Merveille que ce geste du Christ imprimé lors du dernier repas et qui reste inépuisable. A quelques heures de son offrande totale par amour pour nous, Il prend ces simples choses que sont le pain et le vin, fruits de la terre et du travail des hommes, pour en faire son Corps et son Sang. L’ordinaire de la vie devient l’extraordinaire de la vie en Dieu. Par des aliments du quotidien, le Christ s’offre à nous pour être mangé. Il nous permet alors de rendre présente la mémoire de sa vie, de sa mort et de sa résurrection dans l’attente de son retour glorieux.

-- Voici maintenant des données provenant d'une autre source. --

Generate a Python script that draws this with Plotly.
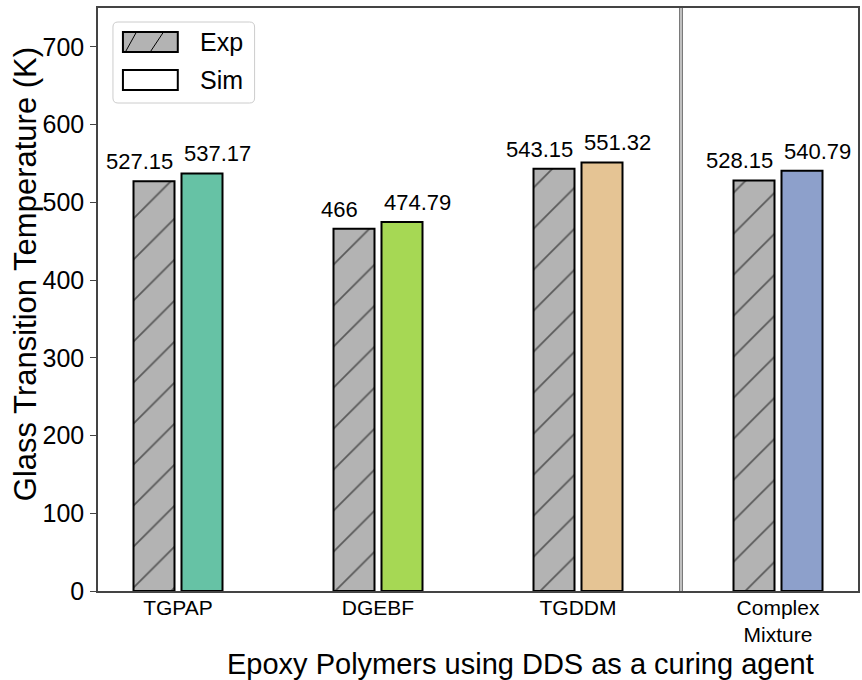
import plotly.graph_objects as go

# Glass transition temperatures (K) of epoxy systems cured with DDS
categories = ["TGPAP", "DGEBF", "TGDDM", "Complex<br>Mixture"]
exp_values = [527.15, 466, 543.15, 528.15]
sim_values = [537.17, 474.79, 551.32, 540.79]
sim_colors = ["#66c2a5", "#a6d854", "#e5c494", "#8da0cb"]
y_ticks = [0, 100, 200, 300, 400, 500, 600, 700]

positions = list(range(len(categories)))
bar_w = 0.205
shift = 0.12
label_spread = 0.075

W, H = 862, 680
ML, MR, MT, MB = 98, 2, 8, 89
PW, PH = W - ML - MR, H - MT - MB
FONT = "Liberation Sans, Arial, sans-serif"


def px_x(p):
    return (p - ML) / PW


def px_y(p):
    return (H - MB - p) / PH


def fmt(v):
    return f"{v:g}"


fig = go.Figure()

fig.add_trace(go.Bar(
    name="Exp",
    x=positions,
    y=exp_values,
    width=bar_w,
    offset=-shift - bar_w / 2,
    marker=dict(
        color="#b3b3b3",
        line=dict(color="black", width=2),
        pattern=dict(shape="/", fgcolor="black", bgcolor="#b3b3b3",
                     size=29, solidity=0.06, fillmode="overlay"),
    ),
    showlegend=False,
))

fig.add_trace(go.Bar(
    name="Sim",
    x=positions,
    y=sim_values,
    width=bar_w,
    offset=shift - bar_w / 2,
    marker=dict(color=sim_colors, line=dict(color="black", width=2)),
    showlegend=False,
))

# value labels above each bar
for xp, v in zip(positions, exp_values):
    fig.add_annotation(x=xp - shift - label_spread, y=v, text=fmt(v),
                       showarrow=False, yanchor="bottom", yshift=5,
                       font=dict(size=22, color="black"))
for xp, v in zip(positions, sim_values):
    fig.add_annotation(x=xp + shift + label_spread, y=v, text=fmt(v),
                       showarrow=False, yanchor="bottom", yshift=5,
                       font=dict(size=22, color="black"))

# double vertical separator between pure systems and the mixture
sep_x = 2.515
fig.add_shape(type="line", xref="x", yref="paper", x0=sep_x, x1=sep_x,
              y0=0, y1=1, line=dict(color="#7a7a7a", width=4))
fig.add_shape(type="line", xref="x", yref="paper", x0=sep_x, x1=sep_x,
              y0=0, y1=1, line=dict(color="#d9d9d9", width=1.5))

# legend box (rounded frame)
bx0, bx1, by0, by1, r = 113, 255, 22, 103, 5
path = (
    f"M {px_x(bx0 + r)} {px_y(by0)} L {px_x(bx1 - r)} {px_y(by0)} "
    f"Q {px_x(bx1)} {px_y(by0)} {px_x(bx1)} {px_y(by0 + r)} "
    f"L {px_x(bx1)} {px_y(by1 - r)} "
    f"Q {px_x(bx1)} {px_y(by1)} {px_x(bx1 - r)} {px_y(by1)} "
    f"L {px_x(bx0 + r)} {px_y(by1)} "
    f"Q {px_x(bx0)} {px_y(by1)} {px_x(bx0)} {px_y(by1 - r)} "
    f"L {px_x(bx0)} {px_y(by0 + r)} "
    f"Q {px_x(bx0)} {px_y(by0)} {px_x(bx0 + r)} {px_y(by0)} Z"
)
fig.add_shape(type="path", xref="paper", yref="paper", path=path,
              fillcolor="rgba(255,255,255,0.85)", line=dict(color="#cccccc", width=1))

# legend swatches
sx0, sx1 = 123, 178
fig.add_shape(type="rect", xref="paper", yref="paper",
              x0=px_x(sx0), x1=px_x(sx1), y0=px_y(52), y1=px_y(32),
              fillcolor="#b3b3b3", line=dict(color="black", width=2))
for (ax, ay, bx, by) in [(126, 51, 136, 33), (151, 51, 163, 33)]:
    fig.add_shape(type="line", xref="paper", yref="paper",
                  x0=px_x(ax), y0=px_y(ay), x1=px_x(bx), y1=px_y(by),
                  line=dict(color="black", width=1))
fig.add_shape(type="rect", xref="paper", yref="paper",
              x0=px_x(sx0), x1=px_x(sx1), y0=px_y(90), y1=px_y(70),
              fillcolor="white", line=dict(color="black", width=2))
for name, yc in [("Exp", 42), ("Sim", 80)]:
    fig.add_annotation(xref="paper", yref="paper", x=px_x(198), y=px_y(yc),
                       text=name, showarrow=False, xanchor="left", yanchor="middle",
                       font=dict(size=25, color="black"))

# axis titles
fig.add_annotation(xref="paper", yref="paper", x=px_x(522), y=px_y(663.5),
                   text="Epoxy Polymers using DDS as a curing agent",
                   showarrow=False, xanchor="center", yanchor="middle",
                   font=dict(size=29, color="black"))
fig.add_annotation(xref="paper", yref="paper", x=px_x(25), y=px_y(274),
                   text="Glass Transition Temperature (K)", textangle=-90,
                   showarrow=False, xanchor="center", yanchor="middle",
                   font=dict(size=31, color="black"))

fig.update_layout(
    width=W,
    height=H,
    margin=dict(l=ML, r=MR, t=MT, b=MB),
    plot_bgcolor="white",
    paper_bgcolor="white",
    barmode="overlay",
    showlegend=False,
    font=dict(family=FONT, size=24, color="black"),
    xaxis=dict(
        range=[-0.4, 3.4],
        tickmode="array",
        tickvals=positions,
        ticktext=categories,
        tickfont=dict(size=21),
        showgrid=False,
        zeroline=False,
        showline=True,
        linecolor="#444444",
        linewidth=1.5,
        mirror=True,
        ticks="",
        ticklabelstandoff=-3,
    ),
    yaxis=dict(
        range=[0, 750],
        tickmode="array",
        tickvals=y_ticks,
        tickfont=dict(size=25),
        showgrid=False,
        zeroline=False,
        showline=True,
        linecolor="#444444",
        linewidth=1.5,
        mirror=True,
        ticks="outside",
        ticklen=6,
        tickcolor="#444444",
        ticklabelstandoff=1,
    ),
)

fig.write_html("out.html")
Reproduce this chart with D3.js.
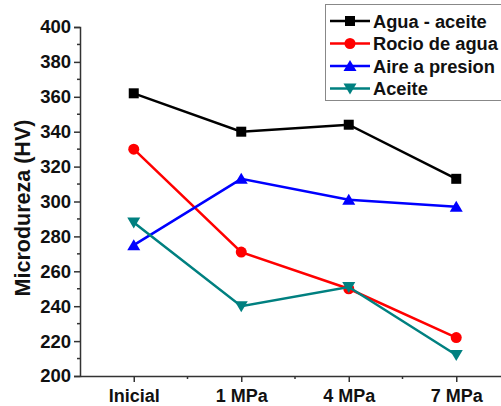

C’est le repas des messagers de la Bonne Nouvelle.

Toute Eucharistie nous ouvre vers l’aujourd’hui de la présence de Dieu, et nous relie à toute l’histoire de l’humanité qui accueille et s’émerveille de cette proximité de Dieu rendue présente par le repas eucharistique.

A chacun de nous est posée ce dimanche cette même question que les deux disciples du Christ adressèrent au propriétaire : « Où est la salle où je pourrai manger la Pâque avec mes disciples ? ». Question que j’aimerais reformuler pour nous aujourd’hui : « As-tu faim de ma vie ? J’ai tellement envie de partager avec toi, avec vous mes disciples d’aujourd’hui ce repas d’Alliance ? Es-tu prêt à répondre dans la joie à cette invitation ? ». C’est faire écho à ce que Julien disait à l’issue de sa maladie : « J’ai faim de Dieu, prépare-moi à la communion ! ». N’attendons pas de tout comprendre du mystère de l’Eucharistie pour nous approcher et recevoir cette nourriture sainte. Même si l’appétit vient à manquer, si notre pauvreté et notre péché freinent notre démarche vers la Sainte Table, rappelons-nous que Dieu en son Fils Jésus s’offre toujours à ceux qui le cherchent, du fond du cœur.

« Je ne suis pas digne de te recevoir, mais dis seulement une parole. » Une parole ? Quelle parole allons-nous entendre aujourd’hui en cette eucharistie qui nous mettra en appétit de Dieu ? Peut-être celle-ci : « Venez, approchez tous de cette table, c’est pour vous que je me suis fait nourriture » dit le Christ. Oui, vraiment, « Heureux les invités au repas du Seigneur ».